━━ LISTED RECORDS
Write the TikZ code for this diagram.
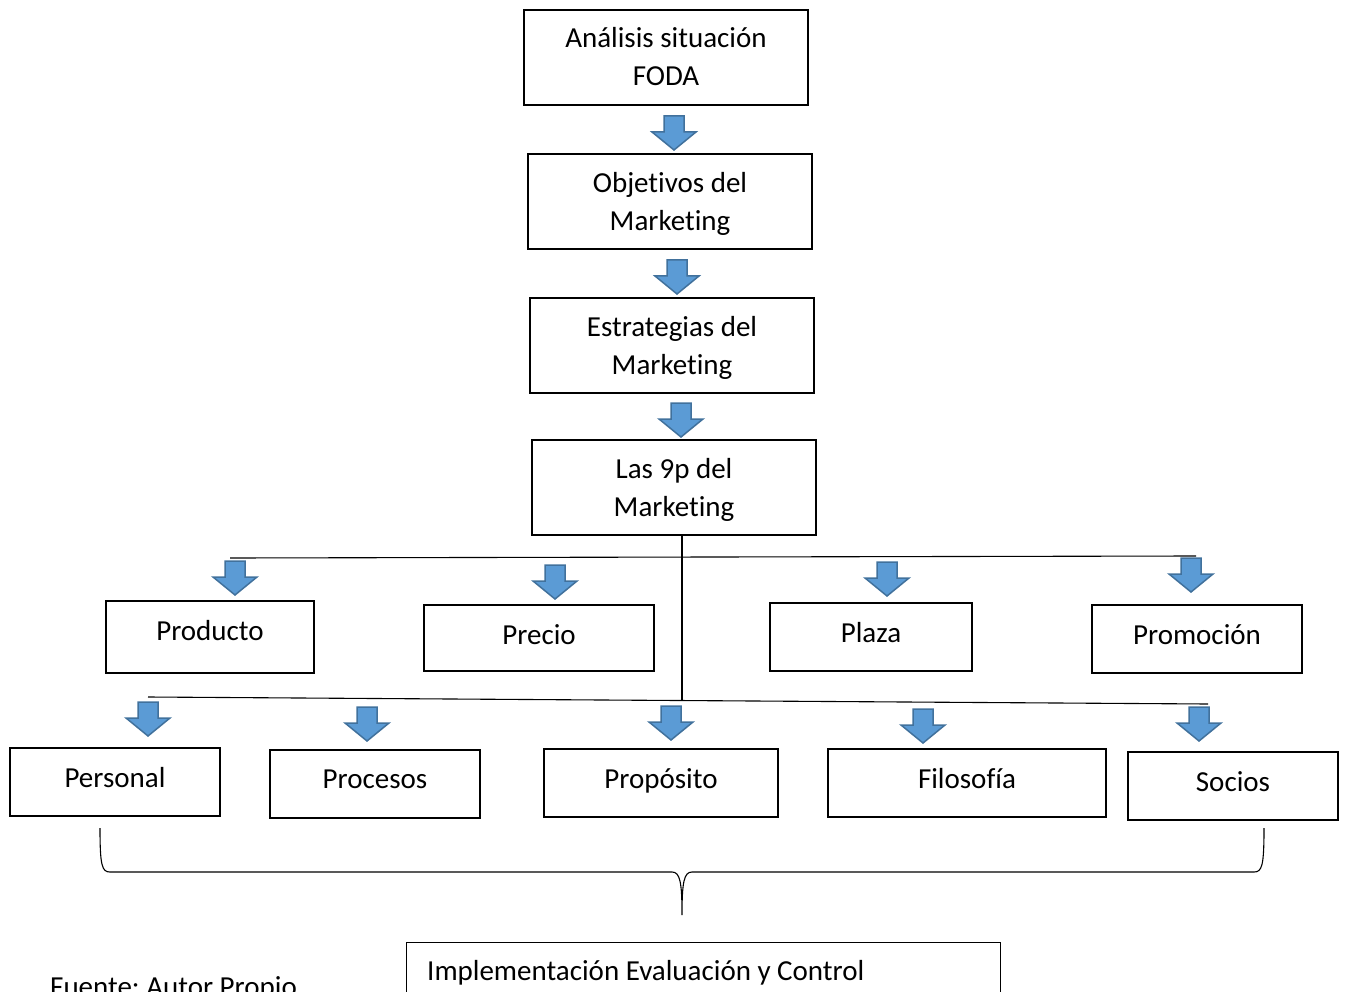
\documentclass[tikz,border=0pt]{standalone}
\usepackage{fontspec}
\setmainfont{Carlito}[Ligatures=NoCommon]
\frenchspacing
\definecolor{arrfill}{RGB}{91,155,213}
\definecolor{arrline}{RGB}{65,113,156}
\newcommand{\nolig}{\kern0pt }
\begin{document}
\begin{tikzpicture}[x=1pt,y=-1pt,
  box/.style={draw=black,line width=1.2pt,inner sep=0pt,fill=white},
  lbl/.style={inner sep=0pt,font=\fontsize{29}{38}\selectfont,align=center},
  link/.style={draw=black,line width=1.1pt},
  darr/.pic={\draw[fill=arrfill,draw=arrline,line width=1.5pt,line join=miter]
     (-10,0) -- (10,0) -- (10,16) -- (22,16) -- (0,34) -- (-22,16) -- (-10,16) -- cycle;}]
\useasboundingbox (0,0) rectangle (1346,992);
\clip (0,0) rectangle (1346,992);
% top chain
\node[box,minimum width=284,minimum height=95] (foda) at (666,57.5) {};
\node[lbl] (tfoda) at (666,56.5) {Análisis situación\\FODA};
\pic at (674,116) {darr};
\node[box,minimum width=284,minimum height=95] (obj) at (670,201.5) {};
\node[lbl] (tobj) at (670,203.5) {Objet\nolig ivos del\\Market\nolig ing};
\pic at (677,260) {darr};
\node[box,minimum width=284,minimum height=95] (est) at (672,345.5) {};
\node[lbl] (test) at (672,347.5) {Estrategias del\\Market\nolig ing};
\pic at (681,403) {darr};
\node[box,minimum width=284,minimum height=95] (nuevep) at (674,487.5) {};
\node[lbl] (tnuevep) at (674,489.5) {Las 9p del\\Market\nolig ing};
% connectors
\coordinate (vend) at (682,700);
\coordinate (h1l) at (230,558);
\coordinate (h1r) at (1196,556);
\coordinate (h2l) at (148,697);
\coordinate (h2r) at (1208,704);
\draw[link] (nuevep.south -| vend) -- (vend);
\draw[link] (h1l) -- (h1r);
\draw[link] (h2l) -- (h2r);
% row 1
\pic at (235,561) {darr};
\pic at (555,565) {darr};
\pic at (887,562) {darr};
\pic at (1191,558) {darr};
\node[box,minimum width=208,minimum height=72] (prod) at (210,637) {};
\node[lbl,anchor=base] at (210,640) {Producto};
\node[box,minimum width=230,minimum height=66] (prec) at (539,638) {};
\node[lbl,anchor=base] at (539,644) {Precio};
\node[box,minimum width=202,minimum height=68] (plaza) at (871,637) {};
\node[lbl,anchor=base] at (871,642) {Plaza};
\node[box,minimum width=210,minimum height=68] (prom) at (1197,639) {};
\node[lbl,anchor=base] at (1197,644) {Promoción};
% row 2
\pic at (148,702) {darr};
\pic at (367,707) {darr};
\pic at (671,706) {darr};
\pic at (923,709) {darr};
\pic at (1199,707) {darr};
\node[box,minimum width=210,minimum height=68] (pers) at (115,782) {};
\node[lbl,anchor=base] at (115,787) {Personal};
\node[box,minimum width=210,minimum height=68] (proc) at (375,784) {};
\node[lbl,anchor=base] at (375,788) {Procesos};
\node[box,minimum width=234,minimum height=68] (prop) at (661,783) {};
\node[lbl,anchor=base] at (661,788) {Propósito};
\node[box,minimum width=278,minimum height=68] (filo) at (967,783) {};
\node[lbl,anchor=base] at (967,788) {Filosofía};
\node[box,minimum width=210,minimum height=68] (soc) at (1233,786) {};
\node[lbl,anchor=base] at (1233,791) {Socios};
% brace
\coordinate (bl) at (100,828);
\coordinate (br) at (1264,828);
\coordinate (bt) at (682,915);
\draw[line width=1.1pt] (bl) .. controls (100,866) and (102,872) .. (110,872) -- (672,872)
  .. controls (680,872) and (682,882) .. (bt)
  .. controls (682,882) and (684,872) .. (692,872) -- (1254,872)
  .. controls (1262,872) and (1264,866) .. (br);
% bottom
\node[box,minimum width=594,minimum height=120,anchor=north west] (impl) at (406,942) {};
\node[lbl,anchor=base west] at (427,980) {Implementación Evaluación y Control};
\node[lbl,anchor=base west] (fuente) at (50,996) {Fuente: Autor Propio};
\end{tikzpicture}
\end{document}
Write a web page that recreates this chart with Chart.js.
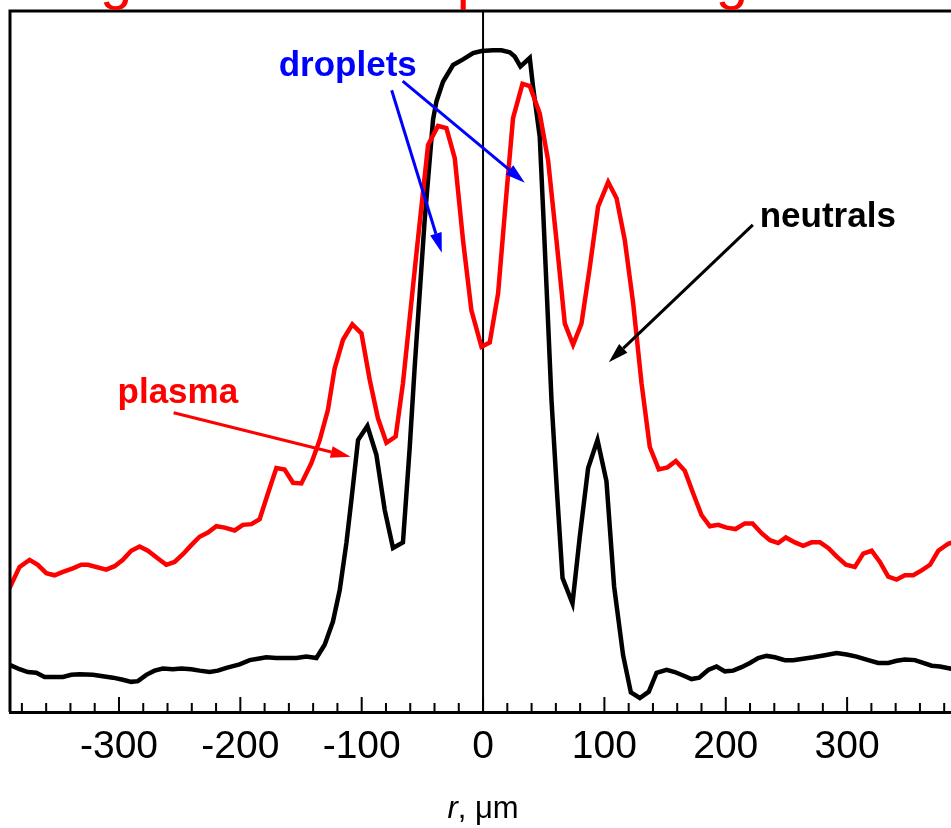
━━━━
## EXERCISE REQUIREMENTS
Your task is to transcribe all of the records precisely, with no images included.

## THE RESPONSE
Write the TikZ code for this diagram.
\documentclass[tikz,border=0pt]{standalone}
\usepackage{fontspec}
\setmainfont{Carlito}[Ligatures=NoCommon]
\frenchspacing
\definecolor{arrfill}{RGB}{91,155,213}
\definecolor{arrline}{RGB}{65,113,156}
\newcommand{\nolig}{\kern0pt }
\begin{document}
\begin{tikzpicture}[x=1pt,y=-1pt,
  box/.style={draw=black,line width=1.2pt,inner sep=0pt,fill=white},
  lbl/.style={inner sep=0pt,font=\fontsize{29}{38}\selectfont,align=center},
  link/.style={draw=black,line width=1.1pt},
  darr/.pic={\draw[fill=arrfill,draw=arrline,line width=1.5pt,line join=miter]
     (-10,0) -- (10,0) -- (10,16) -- (22,16) -- (0,34) -- (-22,16) -- (-10,16) -- cycle;}]
\useasboundingbox (0,0) rectangle (1346,992);
\clip (0,0) rectangle (1346,992);
% top chain
\node[box,minimum width=284,minimum height=95] (foda) at (666,57.5) {};
\node[lbl] (tfoda) at (666,56.5) {Análisis situación\\FODA};
\pic at (674,116) {darr};
\node[box,minimum width=284,minimum height=95] (obj) at (670,201.5) {};
\node[lbl] (tobj) at (670,203.5) {Objet\nolig ivos del\\Market\nolig ing};
\pic at (677,260) {darr};
\node[box,minimum width=284,minimum height=95] (est) at (672,345.5) {};
\node[lbl] (test) at (672,347.5) {Estrategias del\\Market\nolig ing};
\pic at (681,403) {darr};
\node[box,minimum width=284,minimum height=95] (nuevep) at (674,487.5) {};
\node[lbl] (tnuevep) at (674,489.5) {Las 9p del\\Market\nolig ing};
% connectors
\coordinate (vend) at (682,700);
\coordinate (h1l) at (230,558);
\coordinate (h1r) at (1196,556);
\coordinate (h2l) at (148,697);
\coordinate (h2r) at (1208,704);
\draw[link] (nuevep.south -| vend) -- (vend);
\draw[link] (h1l) -- (h1r);
\draw[link] (h2l) -- (h2r);
% row 1
\pic at (235,561) {darr};
\pic at (555,565) {darr};
\pic at (887,562) {darr};
\pic at (1191,558) {darr};
\node[box,minimum width=208,minimum height=72] (prod) at (210,637) {};
\node[lbl,anchor=base] at (210,640) {Producto};
\node[box,minimum width=230,minimum height=66] (prec) at (539,638) {};
\node[lbl,anchor=base] at (539,644) {Precio};
\node[box,minimum width=202,minimum height=68] (plaza) at (871,637) {};
\node[lbl,anchor=base] at (871,642) {Plaza};
\node[box,minimum width=210,minimum height=68] (prom) at (1197,639) {};
\node[lbl,anchor=base] at (1197,644) {Promoción};
% row 2
\pic at (148,702) {darr};
\pic at (367,707) {darr};
\pic at (671,706) {darr};
\pic at (923,709) {darr};
\pic at (1199,707) {darr};
\node[box,minimum width=210,minimum height=68] (pers) at (115,782) {};
\node[lbl,anchor=base] at (115,787) {Personal};
\node[box,minimum width=210,minimum height=68] (proc) at (375,784) {};
\node[lbl,anchor=base] at (375,788) {Procesos};
\node[box,minimum width=234,minimum height=68] (prop) at (661,783) {};
\node[lbl,anchor=base] at (661,788) {Propósito};
\node[box,minimum width=278,minimum height=68] (filo) at (967,783) {};
\node[lbl,anchor=base] at (967,788) {Filosofía};
\node[box,minimum width=210,minimum height=68] (soc) at (1233,786) {};
\node[lbl,anchor=base] at (1233,791) {Socios};
% brace
\coordinate (bl) at (100,828);
\coordinate (br) at (1264,828);
\coordinate (bt) at (682,915);
\draw[line width=1.1pt] (bl) .. controls (100,866) and (102,872) .. (110,872) -- (672,872)
  .. controls (680,872) and (682,882) .. (bt)
  .. controls (682,882) and (684,872) .. (692,872) -- (1254,872)
  .. controls (1262,872) and (1264,866) .. (br);
% bottom
\node[box,minimum width=594,minimum height=120,anchor=north west] (impl) at (406,942) {};
\node[lbl,anchor=base west] at (427,980) {Implementación Evaluación y Control};
\node[lbl,anchor=base west] (fuente) at (50,996) {Fuente: Autor Propio};
\end{tikzpicture}
\end{document}
Write a web page that recreates this chart with Chart.js.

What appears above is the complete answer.